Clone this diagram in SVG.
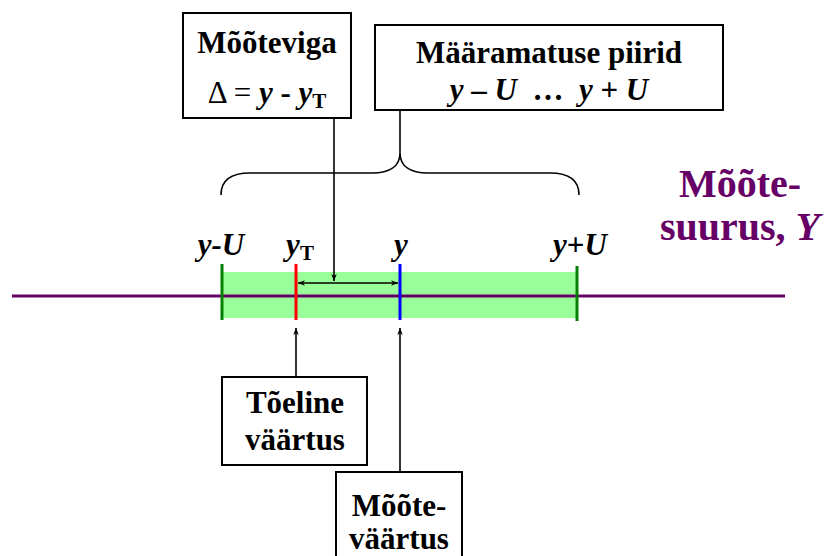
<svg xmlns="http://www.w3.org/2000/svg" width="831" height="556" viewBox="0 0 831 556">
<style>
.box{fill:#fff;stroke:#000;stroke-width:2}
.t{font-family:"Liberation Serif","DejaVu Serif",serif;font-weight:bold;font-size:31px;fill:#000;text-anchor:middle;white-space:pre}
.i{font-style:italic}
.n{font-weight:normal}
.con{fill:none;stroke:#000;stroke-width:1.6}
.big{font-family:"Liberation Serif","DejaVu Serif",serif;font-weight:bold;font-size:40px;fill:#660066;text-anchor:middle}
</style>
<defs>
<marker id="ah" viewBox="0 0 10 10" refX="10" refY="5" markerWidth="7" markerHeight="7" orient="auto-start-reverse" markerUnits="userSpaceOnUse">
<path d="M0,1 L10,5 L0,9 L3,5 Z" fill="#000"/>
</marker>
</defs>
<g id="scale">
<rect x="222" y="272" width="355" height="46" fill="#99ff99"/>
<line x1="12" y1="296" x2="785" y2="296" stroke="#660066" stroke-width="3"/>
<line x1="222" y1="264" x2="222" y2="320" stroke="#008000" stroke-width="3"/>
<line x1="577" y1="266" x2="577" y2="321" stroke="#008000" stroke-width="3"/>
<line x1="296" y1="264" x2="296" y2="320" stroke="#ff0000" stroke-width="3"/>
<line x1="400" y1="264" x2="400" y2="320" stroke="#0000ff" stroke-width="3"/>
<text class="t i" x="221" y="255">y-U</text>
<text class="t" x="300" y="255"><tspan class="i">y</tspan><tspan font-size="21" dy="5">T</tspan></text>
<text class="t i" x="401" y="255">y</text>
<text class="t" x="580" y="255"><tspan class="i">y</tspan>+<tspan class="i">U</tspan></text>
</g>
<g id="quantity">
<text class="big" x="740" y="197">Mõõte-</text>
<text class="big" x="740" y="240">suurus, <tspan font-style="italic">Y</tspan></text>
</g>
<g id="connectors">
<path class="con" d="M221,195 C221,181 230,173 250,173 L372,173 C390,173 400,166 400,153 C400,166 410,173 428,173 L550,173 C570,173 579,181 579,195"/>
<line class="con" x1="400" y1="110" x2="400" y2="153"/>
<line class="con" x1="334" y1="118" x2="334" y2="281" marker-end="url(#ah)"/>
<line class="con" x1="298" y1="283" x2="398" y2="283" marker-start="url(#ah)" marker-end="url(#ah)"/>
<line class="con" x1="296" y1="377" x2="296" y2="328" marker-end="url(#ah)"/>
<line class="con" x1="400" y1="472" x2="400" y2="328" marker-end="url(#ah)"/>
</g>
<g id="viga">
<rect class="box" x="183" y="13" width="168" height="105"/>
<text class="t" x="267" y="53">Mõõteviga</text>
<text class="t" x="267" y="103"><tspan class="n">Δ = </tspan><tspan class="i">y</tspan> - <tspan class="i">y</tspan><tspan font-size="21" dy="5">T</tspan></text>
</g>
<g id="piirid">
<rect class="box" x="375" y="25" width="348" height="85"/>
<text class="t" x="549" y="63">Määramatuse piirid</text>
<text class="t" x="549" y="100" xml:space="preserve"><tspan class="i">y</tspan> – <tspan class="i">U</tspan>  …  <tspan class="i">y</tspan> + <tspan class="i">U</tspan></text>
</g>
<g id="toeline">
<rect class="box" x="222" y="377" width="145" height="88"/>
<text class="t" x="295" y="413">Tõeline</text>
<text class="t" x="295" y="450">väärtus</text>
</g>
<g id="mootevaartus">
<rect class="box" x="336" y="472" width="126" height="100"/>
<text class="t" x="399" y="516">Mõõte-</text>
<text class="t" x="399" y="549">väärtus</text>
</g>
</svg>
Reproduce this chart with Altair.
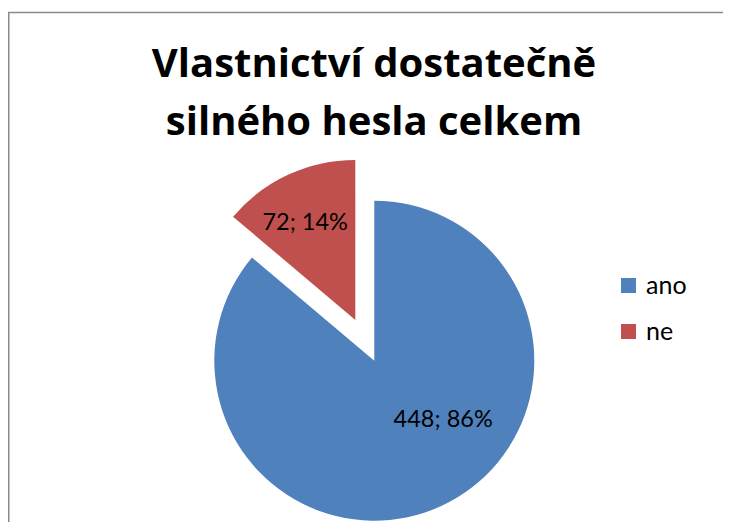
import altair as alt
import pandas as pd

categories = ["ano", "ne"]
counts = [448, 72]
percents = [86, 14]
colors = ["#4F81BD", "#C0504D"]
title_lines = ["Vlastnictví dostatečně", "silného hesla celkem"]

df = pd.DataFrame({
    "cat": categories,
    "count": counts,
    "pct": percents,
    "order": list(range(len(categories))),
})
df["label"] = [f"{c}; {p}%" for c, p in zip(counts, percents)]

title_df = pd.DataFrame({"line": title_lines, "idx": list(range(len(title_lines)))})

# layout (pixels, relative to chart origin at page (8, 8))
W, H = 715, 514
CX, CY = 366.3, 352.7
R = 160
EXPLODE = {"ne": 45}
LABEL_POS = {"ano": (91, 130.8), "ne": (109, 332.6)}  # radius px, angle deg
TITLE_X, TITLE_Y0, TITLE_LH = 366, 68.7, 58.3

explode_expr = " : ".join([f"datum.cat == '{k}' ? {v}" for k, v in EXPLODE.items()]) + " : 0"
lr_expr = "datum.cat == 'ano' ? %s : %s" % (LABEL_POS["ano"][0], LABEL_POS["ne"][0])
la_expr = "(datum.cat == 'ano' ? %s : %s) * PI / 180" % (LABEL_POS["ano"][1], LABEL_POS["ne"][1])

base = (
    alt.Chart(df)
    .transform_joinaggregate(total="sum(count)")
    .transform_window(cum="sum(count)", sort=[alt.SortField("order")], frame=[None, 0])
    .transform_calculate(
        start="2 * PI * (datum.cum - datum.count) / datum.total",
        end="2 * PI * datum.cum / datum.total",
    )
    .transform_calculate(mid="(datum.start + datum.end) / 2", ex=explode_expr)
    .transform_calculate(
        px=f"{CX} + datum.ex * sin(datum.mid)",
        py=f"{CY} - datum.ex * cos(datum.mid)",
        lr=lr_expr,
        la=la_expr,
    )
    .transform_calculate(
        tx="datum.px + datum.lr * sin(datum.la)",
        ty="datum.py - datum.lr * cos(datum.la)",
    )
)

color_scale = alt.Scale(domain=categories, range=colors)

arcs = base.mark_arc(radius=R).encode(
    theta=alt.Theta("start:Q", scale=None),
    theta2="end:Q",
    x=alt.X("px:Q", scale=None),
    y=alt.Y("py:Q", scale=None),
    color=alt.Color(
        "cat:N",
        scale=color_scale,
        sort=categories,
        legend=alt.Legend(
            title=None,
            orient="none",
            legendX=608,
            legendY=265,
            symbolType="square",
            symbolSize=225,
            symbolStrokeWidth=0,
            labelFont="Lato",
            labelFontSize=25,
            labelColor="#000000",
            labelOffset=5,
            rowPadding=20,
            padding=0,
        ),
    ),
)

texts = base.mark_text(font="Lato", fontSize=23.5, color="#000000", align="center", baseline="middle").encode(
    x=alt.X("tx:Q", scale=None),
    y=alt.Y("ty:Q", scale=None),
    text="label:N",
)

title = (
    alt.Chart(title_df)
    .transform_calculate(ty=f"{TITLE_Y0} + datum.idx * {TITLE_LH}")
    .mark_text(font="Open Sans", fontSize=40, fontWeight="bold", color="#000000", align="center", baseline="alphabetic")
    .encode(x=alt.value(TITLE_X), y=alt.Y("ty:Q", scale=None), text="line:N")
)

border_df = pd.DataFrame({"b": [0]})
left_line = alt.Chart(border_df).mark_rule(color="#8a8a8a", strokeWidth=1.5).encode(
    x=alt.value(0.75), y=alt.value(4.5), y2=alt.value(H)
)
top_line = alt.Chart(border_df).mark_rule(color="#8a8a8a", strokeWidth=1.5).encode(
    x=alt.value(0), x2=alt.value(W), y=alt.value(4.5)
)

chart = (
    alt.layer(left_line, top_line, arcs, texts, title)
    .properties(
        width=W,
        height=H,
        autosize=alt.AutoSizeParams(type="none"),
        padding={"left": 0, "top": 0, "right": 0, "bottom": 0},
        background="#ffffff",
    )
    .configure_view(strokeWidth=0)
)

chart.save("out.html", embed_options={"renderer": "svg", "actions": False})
══════════
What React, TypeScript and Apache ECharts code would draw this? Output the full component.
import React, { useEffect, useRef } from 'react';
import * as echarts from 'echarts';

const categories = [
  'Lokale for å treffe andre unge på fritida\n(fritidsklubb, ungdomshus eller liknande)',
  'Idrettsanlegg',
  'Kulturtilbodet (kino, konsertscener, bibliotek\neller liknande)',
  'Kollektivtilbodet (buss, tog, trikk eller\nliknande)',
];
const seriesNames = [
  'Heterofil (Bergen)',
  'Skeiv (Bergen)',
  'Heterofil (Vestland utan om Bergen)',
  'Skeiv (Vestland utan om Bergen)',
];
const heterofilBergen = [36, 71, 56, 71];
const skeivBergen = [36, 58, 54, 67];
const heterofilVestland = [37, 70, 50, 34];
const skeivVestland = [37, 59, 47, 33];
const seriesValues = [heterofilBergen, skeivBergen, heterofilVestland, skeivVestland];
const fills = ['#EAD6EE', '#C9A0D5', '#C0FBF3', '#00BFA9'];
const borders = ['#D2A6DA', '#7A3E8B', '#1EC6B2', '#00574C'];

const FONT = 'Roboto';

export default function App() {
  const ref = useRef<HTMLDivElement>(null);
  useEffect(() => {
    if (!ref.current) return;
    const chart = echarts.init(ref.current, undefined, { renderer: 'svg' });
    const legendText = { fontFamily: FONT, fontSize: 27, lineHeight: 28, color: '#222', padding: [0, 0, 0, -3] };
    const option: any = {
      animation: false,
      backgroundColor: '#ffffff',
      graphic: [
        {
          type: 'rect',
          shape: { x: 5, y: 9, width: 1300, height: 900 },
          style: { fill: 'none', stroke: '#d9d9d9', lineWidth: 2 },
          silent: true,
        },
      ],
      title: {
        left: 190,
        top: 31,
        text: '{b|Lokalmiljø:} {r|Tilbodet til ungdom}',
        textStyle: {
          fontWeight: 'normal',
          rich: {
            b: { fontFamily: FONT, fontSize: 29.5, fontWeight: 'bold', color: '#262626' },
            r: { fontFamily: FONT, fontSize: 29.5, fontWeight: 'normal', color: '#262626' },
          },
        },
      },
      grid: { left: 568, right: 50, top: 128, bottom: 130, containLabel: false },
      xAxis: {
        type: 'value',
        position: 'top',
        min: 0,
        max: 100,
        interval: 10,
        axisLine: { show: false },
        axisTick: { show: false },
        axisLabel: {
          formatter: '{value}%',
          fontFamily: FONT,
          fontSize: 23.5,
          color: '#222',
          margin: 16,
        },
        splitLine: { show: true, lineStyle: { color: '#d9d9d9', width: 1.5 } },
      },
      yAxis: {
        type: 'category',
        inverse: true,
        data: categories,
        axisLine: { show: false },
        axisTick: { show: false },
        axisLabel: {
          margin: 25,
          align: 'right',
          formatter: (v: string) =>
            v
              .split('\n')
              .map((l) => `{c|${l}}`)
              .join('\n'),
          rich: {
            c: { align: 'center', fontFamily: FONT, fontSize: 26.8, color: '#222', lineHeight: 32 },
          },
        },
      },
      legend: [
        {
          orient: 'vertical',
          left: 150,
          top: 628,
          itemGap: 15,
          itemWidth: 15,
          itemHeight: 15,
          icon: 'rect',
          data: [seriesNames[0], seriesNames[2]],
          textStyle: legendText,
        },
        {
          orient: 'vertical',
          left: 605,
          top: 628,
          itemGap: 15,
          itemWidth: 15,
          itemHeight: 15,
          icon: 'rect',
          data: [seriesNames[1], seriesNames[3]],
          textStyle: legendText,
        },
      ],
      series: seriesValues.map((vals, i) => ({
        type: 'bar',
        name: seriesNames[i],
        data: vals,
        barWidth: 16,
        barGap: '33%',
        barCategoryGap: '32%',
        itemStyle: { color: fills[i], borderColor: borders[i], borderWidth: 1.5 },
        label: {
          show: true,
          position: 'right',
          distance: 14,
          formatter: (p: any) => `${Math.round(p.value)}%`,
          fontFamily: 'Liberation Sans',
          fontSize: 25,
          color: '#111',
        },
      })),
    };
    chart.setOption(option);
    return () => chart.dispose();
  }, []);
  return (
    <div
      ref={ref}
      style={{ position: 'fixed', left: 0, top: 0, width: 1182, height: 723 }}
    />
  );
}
══════════
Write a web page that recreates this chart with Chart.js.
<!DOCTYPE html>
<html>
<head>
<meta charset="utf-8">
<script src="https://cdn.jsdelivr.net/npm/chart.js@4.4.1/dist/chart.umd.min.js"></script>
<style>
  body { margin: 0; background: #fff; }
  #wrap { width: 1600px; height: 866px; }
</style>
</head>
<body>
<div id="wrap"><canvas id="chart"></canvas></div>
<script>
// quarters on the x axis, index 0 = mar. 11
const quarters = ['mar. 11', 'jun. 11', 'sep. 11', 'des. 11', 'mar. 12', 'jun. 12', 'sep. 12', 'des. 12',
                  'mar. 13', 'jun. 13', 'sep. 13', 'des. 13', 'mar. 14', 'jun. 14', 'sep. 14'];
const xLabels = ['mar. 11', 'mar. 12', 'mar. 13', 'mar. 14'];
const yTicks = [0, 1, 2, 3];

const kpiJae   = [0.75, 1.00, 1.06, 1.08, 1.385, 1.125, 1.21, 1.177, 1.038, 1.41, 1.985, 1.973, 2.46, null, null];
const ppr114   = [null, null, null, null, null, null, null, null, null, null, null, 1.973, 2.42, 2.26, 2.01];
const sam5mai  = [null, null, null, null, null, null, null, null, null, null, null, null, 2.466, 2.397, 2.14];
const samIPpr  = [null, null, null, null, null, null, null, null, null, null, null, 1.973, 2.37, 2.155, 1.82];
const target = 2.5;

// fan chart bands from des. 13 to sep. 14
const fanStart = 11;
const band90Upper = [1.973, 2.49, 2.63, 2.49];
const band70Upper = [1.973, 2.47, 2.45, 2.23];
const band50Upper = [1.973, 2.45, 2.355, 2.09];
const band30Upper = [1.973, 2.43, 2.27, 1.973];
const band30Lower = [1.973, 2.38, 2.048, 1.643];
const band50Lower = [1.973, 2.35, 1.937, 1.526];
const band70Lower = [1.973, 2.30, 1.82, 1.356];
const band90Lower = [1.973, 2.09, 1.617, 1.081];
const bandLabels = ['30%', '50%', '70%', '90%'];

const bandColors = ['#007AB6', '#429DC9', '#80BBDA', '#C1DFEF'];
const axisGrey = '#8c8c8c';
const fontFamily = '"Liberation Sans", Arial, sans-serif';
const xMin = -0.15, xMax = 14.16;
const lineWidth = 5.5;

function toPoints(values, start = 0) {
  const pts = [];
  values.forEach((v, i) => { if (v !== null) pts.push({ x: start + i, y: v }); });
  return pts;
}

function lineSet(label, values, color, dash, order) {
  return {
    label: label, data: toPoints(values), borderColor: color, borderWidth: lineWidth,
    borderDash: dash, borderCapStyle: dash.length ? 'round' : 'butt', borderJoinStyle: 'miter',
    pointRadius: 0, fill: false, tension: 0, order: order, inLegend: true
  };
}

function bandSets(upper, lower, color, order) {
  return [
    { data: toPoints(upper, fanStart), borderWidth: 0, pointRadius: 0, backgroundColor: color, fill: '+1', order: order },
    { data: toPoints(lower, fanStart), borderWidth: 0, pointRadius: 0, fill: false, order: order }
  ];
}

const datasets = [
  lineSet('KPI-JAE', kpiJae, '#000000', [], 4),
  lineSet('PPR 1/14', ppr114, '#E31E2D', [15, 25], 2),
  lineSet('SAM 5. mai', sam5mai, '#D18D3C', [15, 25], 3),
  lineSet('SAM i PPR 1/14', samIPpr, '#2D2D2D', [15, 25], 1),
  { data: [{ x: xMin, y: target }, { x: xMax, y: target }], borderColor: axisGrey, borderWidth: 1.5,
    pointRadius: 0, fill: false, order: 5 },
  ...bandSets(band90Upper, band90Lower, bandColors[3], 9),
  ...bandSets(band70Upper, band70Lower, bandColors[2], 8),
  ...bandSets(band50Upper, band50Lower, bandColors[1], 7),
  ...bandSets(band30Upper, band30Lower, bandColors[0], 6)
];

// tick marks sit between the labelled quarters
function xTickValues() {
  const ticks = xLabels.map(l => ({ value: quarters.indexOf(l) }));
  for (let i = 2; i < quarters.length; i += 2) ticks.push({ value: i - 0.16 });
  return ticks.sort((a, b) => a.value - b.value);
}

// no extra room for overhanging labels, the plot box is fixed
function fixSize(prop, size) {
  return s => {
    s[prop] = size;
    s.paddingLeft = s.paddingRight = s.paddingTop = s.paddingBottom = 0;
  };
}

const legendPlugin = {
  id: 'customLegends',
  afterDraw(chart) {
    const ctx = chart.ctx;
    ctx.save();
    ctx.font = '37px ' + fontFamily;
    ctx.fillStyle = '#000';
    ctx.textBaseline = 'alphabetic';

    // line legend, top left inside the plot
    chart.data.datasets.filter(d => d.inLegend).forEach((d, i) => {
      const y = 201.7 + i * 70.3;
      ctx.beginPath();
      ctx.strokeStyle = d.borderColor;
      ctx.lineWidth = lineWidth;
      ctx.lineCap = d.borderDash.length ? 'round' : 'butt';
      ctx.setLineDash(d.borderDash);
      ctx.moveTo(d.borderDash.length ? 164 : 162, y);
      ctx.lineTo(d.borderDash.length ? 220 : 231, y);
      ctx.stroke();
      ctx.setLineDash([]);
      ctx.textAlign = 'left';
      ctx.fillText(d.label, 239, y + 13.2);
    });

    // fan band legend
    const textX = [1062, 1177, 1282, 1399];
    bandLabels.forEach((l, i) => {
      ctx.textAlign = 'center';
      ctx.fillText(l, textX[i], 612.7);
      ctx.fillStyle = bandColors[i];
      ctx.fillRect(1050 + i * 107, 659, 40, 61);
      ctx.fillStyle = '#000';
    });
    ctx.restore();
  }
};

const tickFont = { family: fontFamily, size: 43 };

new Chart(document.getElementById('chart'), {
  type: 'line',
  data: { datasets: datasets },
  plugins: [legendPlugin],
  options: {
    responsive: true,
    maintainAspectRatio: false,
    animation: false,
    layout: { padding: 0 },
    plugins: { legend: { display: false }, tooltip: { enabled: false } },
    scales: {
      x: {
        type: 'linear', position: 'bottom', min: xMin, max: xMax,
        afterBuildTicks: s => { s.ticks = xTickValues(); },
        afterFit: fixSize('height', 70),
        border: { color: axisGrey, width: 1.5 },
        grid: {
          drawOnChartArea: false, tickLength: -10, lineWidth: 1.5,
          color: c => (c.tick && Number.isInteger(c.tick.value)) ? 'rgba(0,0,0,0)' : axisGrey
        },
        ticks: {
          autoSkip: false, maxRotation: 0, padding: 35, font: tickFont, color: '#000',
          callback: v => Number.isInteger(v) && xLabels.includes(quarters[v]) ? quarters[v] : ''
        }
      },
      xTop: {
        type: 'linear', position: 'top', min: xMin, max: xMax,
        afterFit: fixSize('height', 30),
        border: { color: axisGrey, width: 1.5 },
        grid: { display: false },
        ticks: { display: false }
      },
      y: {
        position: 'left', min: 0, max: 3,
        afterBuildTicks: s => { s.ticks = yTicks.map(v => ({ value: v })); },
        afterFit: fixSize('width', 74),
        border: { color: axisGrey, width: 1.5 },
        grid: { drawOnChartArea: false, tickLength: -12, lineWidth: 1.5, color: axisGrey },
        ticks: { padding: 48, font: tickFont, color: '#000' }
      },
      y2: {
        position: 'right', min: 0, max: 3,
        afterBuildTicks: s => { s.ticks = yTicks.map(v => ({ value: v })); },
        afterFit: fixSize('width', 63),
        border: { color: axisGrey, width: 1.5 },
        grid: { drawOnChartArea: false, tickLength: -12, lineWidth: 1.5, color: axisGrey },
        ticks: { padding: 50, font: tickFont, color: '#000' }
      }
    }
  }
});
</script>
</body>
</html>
══════════
Instruction.
Set out every line from the material that contains the string "page".

Expected answer.
# layout (pixels, relative to chart origin at page (8, 8))
Write a web page that recreates this chart with Chart.js.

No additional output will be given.